### TASK DESCRIPTION
Copy each line with the word "size" in it.

### DATA PROVIDED
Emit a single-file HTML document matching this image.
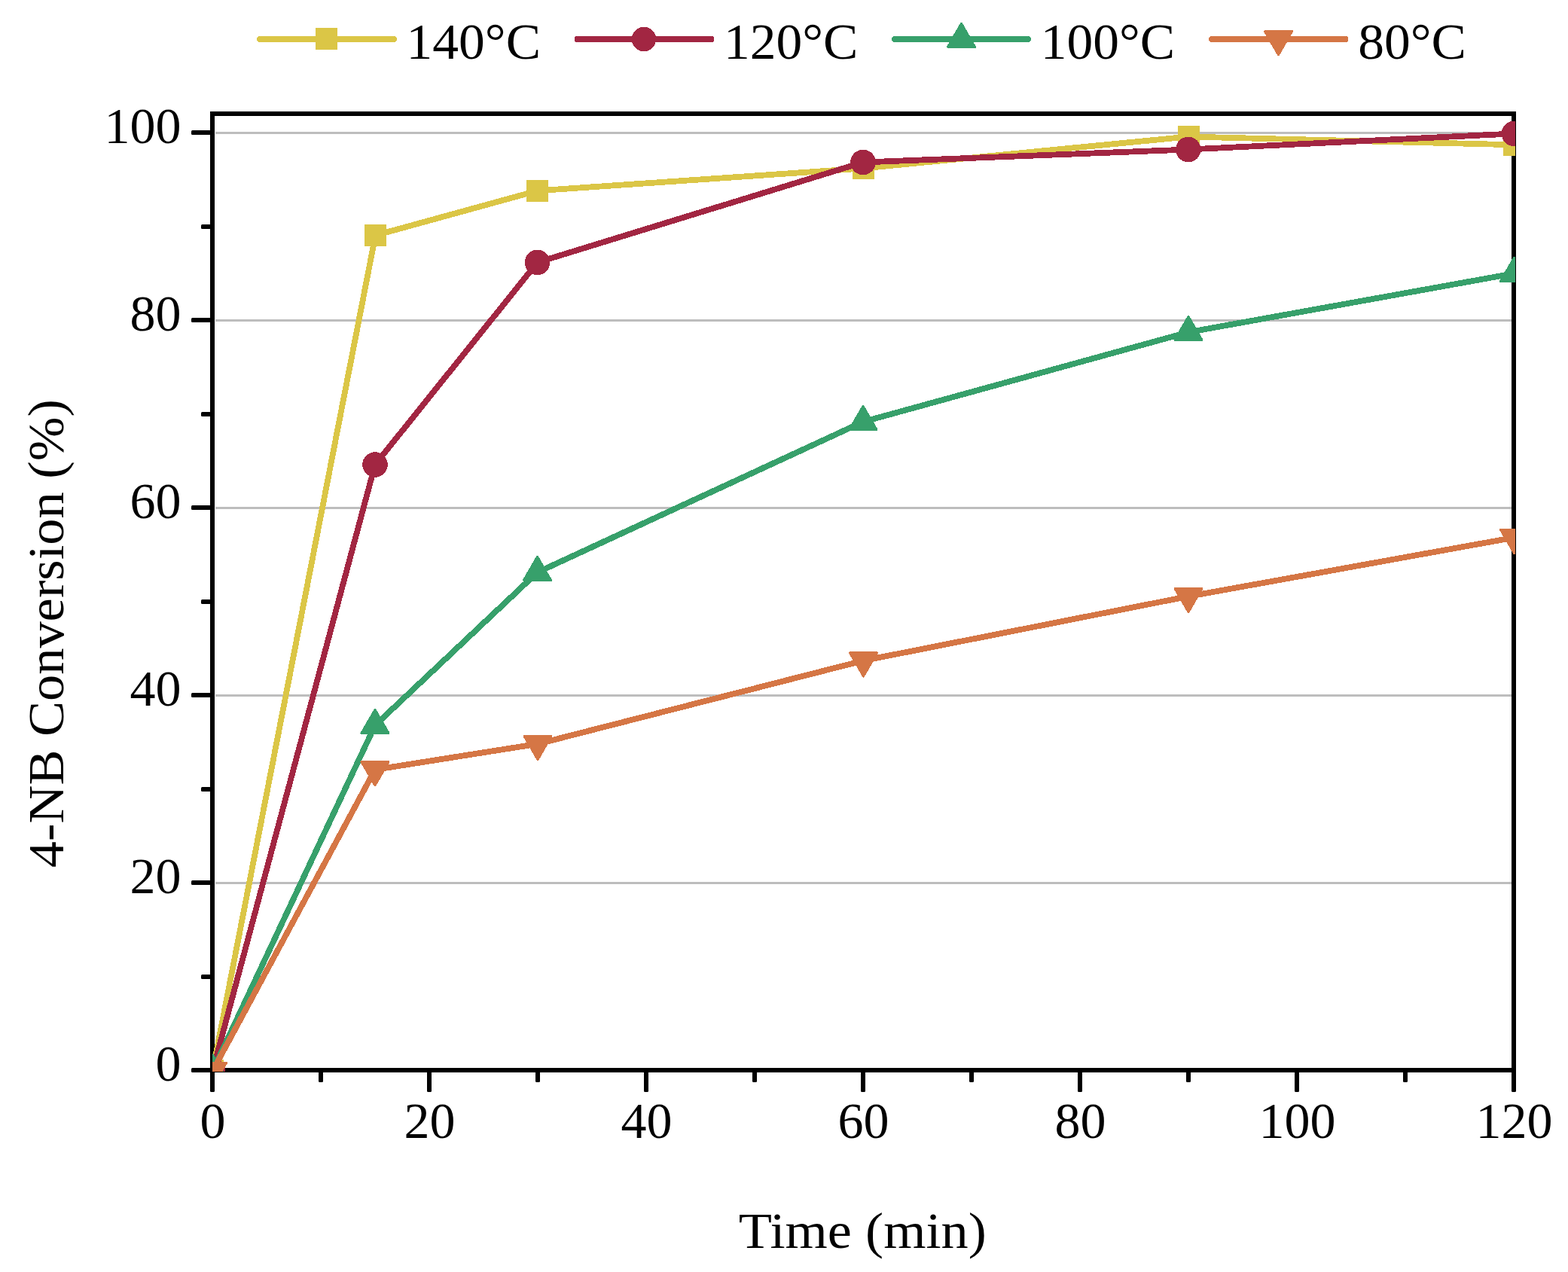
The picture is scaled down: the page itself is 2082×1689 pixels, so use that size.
<!DOCTYPE html>
<html lang="en"><head><meta charset="utf-8"><title>4-NB Conversion vs Time</title>
<style>html,body{margin:0;padding:0;background:#fff}body{width:2082px;height:1689px;overflow:hidden}svg{display:block}</style>
</head><body>
<svg width="2082" height="1689" viewBox="0 0 2082 1689">
<rect width="2082" height="1689" fill="#fff"/>
<defs><clipPath id="cp"><rect x="282" y="148" width="1730" height="1275"/></clipPath></defs>
<rect x="286" y="1171" width="1721" height="3" fill="#bdbdbd"/>
<rect x="286" y="922" width="1721" height="3" fill="#bdbdbd"/>
<rect x="286" y="673" width="1721" height="3" fill="#bdbdbd"/>
<rect x="286" y="424" width="1721" height="3" fill="#bdbdbd"/>
<rect x="286" y="175" width="1721" height="3" fill="#bdbdbd"/>
<g fill="#000">
<rect x="279" y="148" width="6" height="1276"/>
<rect x="2007" y="148" width="6" height="1276"/>
<rect x="279" y="148" width="1734" height="6"/>
<rect x="279" y="1418" width="1734" height="6"/>
</g>
<g fill="#000">
<rect x="254" y="1418" width="26" height="6" rx="1.5"/>
<rect x="267" y="1294" width="13" height="6" rx="1.5"/>
<rect x="254" y="1169" width="26" height="6" rx="1.5"/>
<rect x="267" y="1045" width="13" height="6" rx="1.5"/>
<rect x="254" y="920" width="26" height="6" rx="1.5"/>
<rect x="267" y="796" width="13" height="6" rx="1.5"/>
<rect x="254" y="671" width="26" height="6" rx="1.5"/>
<rect x="267" y="547" width="13" height="6" rx="1.5"/>
<rect x="254" y="422" width="26" height="6" rx="1.5"/>
<rect x="267" y="298" width="13" height="6" rx="1.5"/>
<rect x="254" y="173" width="26" height="6" rx="1.5"/>
<rect x="279" y="1422" width="6" height="28" rx="1.5"/>
<rect x="423" y="1422" width="6" height="15" rx="1.5"/>
<rect x="567" y="1422" width="6" height="28" rx="1.5"/>
<rect x="711" y="1422" width="6" height="15" rx="1.5"/>
<rect x="855" y="1422" width="6" height="28" rx="1.5"/>
<rect x="999" y="1422" width="6" height="15" rx="1.5"/>
<rect x="1143" y="1422" width="6" height="28" rx="1.5"/>
<rect x="1287" y="1422" width="6" height="15" rx="1.5"/>
<rect x="1431" y="1422" width="6" height="28" rx="1.5"/>
<rect x="1575" y="1422" width="6" height="15" rx="1.5"/>
<rect x="1719" y="1422" width="6" height="28" rx="1.5"/>
<rect x="1863" y="1422" width="6" height="15" rx="1.5"/>
<rect x="2007" y="1422" width="6" height="28" rx="1.5"/>
</g>
<g clip-path="url(#cp)" shape-rendering="crispEdges">
<polyline points="282.5,1421.5 498.5,312.5 713.6,253.3 1146.1,223.5 1578.0,181.5 2010.5,192.3" fill="none" stroke="#DBC646" stroke-width="7.8" stroke-linejoin="round" stroke-linecap="round"/>
<rect x="268.0" y="1407.0" width="29" height="29" fill="#DBC646"/>
<rect x="484.0" y="298.0" width="29" height="29" fill="#DBC646"/>
<rect x="699.1" y="238.8" width="29" height="29" fill="#DBC646"/>
<rect x="1131.6" y="209.0" width="29" height="29" fill="#DBC646"/>
<rect x="1563.5" y="167.0" width="29" height="29" fill="#DBC646"/>
<rect x="1996.0" y="177.8" width="29" height="29" fill="#DBC646"/>
<polyline points="282.5,1421.5 498.0,617.0 713.6,348.4 1146.0,215.5 1577.8,198.5 2010.5,177.4" fill="none" stroke="#A22642" stroke-width="7.8" stroke-linejoin="round" stroke-linecap="round"/>
<circle cx="282.5" cy="1421.5" r="16.8" fill="#A22642"/>
<circle cx="498.0" cy="617.0" r="16.8" fill="#A22642"/>
<circle cx="713.6" cy="348.4" r="16.8" fill="#A22642"/>
<circle cx="1146.0" cy="215.5" r="16.8" fill="#A22642"/>
<circle cx="1577.8" cy="198.5" r="16.8" fill="#A22642"/>
<circle cx="2010.5" cy="177.4" r="16.8" fill="#A22642"/>
<polyline points="282.5,1421.5 498.0,963.1 713.5,760.0 1146.0,560.1 1578.0,441.1 2010.5,363.1" fill="none" stroke="#37A06B" stroke-width="7.8" stroke-linejoin="round" stroke-linecap="round"/>
<polygon points="264.5,1431.9 300.5,1431.9 282.5,1400.7" fill="#37A06B" stroke="#37A06B" stroke-width="3" stroke-linejoin="round"/>
<polygon points="480.0,973.5 516.0,973.5 498.0,942.3" fill="#37A06B" stroke="#37A06B" stroke-width="3" stroke-linejoin="round"/>
<polygon points="695.5,770.4 731.5,770.4 713.5,739.3" fill="#37A06B" stroke="#37A06B" stroke-width="3" stroke-linejoin="round"/>
<polygon points="1128.0,570.5 1164.0,570.5 1146.0,539.3" fill="#37A06B" stroke="#37A06B" stroke-width="3" stroke-linejoin="round"/>
<polygon points="1560.0,451.5 1596.0,451.5 1578.0,420.3" fill="#37A06B" stroke="#37A06B" stroke-width="3" stroke-linejoin="round"/>
<polygon points="1992.5,373.5 2028.5,373.5 2010.5,342.3" fill="#37A06B" stroke="#37A06B" stroke-width="3" stroke-linejoin="round"/>
<polyline points="282.5,1421.7 498.0,1022.0 714.0,987.8 1146.5,877.2 1578.0,791.9 2010.5,713.8" fill="none" stroke="#D57645" stroke-width="7.8" stroke-linejoin="round" stroke-linecap="round"/>
<polygon points="264.5,1411.3 300.5,1411.3 282.5,1442.5" fill="#D57645" stroke="#D57645" stroke-width="3" stroke-linejoin="round"/>
<polygon points="480.0,1011.6 516.0,1011.6 498.0,1042.8" fill="#D57645" stroke="#D57645" stroke-width="3" stroke-linejoin="round"/>
<polygon points="696.0,977.4 732.0,977.4 714.0,1008.6" fill="#D57645" stroke="#D57645" stroke-width="3" stroke-linejoin="round"/>
<polygon points="1128.5,866.8 1164.5,866.8 1146.5,898.0" fill="#D57645" stroke="#D57645" stroke-width="3" stroke-linejoin="round"/>
<polygon points="1560.0,781.5 1596.0,781.5 1578.0,812.7" fill="#D57645" stroke="#D57645" stroke-width="3" stroke-linejoin="round"/>
<polygon points="1992.5,703.4 2028.5,703.4 2010.5,734.6" fill="#D57645" stroke="#D57645" stroke-width="3" stroke-linejoin="round"/>
</g>
<g shape-rendering="crispEdges">
<line x1="344.9" y1="52" x2="523.1" y2="52" stroke="#DBC646" stroke-width="7.8" stroke-linecap="round"/>
<rect x="419.0" y="37.0" width="29" height="29" fill="#DBC646"/>
<line x1="766.4" y1="52" x2="944.6" y2="52" stroke="#A22642" stroke-width="7.8" stroke-linecap="round"/>
<circle cx="855.0" cy="52.0" r="16.2" fill="#A22642"/>
<line x1="1187.9" y1="52" x2="1365.1" y2="52" stroke="#37A06B" stroke-width="7.8" stroke-linecap="round"/>
<polygon points="1258.5,62.4 1294.5,62.4 1276.5,31.2" fill="#37A06B" stroke="#37A06B" stroke-width="3" stroke-linejoin="round"/>
<line x1="1608.9" y1="52" x2="1786.6" y2="52" stroke="#D57645" stroke-width="7.8" stroke-linecap="round"/>
<polygon points="1679.5,41.6 1715.5,41.6 1697.5,72.8" fill="#D57645" stroke="#D57645" stroke-width="3" stroke-linejoin="round"/>
</g>
<g font-family='"Liberation Serif", serif' font-size="68" fill="#000">
<text transform="translate(628.8,77.9) scale(1.022,1)" text-anchor="middle">140°C</text>
<text transform="translate(1050.2,77.9) scale(1.022,1)" text-anchor="middle">120°C</text>
<text transform="translate(1471.0,77.9) scale(1.022,1)" text-anchor="middle">100°C</text>
<text transform="translate(1875.0,77.9) scale(1.022,1)" text-anchor="middle">80°C</text>
<text x="240.6" y="1434.9" text-anchor="end">0</text>
<text x="240.6" y="1185.9" text-anchor="end">20</text>
<text x="240.6" y="936.9" text-anchor="end">40</text>
<text x="240.6" y="687.9" text-anchor="end">60</text>
<text x="240.6" y="438.9" text-anchor="end">80</text>
<text x="240.6" y="189.9" text-anchor="end">100</text>
<text x="282.5" y="1511.2" text-anchor="middle">0</text>
<text x="570.5" y="1511.2" text-anchor="middle">20</text>
<text x="858.5" y="1511.2" text-anchor="middle">40</text>
<text x="1146.5" y="1511.2" text-anchor="middle">60</text>
<text x="1434.5" y="1511.2" text-anchor="middle">80</text>
<text x="1722.5" y="1511.2" text-anchor="middle">100</text>
<text x="2010.5" y="1511.2" text-anchor="middle">120</text>
<text transform="translate(1145.3,1657.2) scale(1.064,1)" text-anchor="middle">Time (min)</text>
<text transform="translate(84.4,841.1) rotate(-90) scale(1.036,1)" text-anchor="middle">4-NB Conversion (%)</text>
</g>
</svg>
</body></html>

### SOLVED PROBLEM
The picture is scaled down: the page itself is 2082×1689 pixels, so use that size.
<g font-family='"Liberation Serif", serif' font-size="68" fill="#000">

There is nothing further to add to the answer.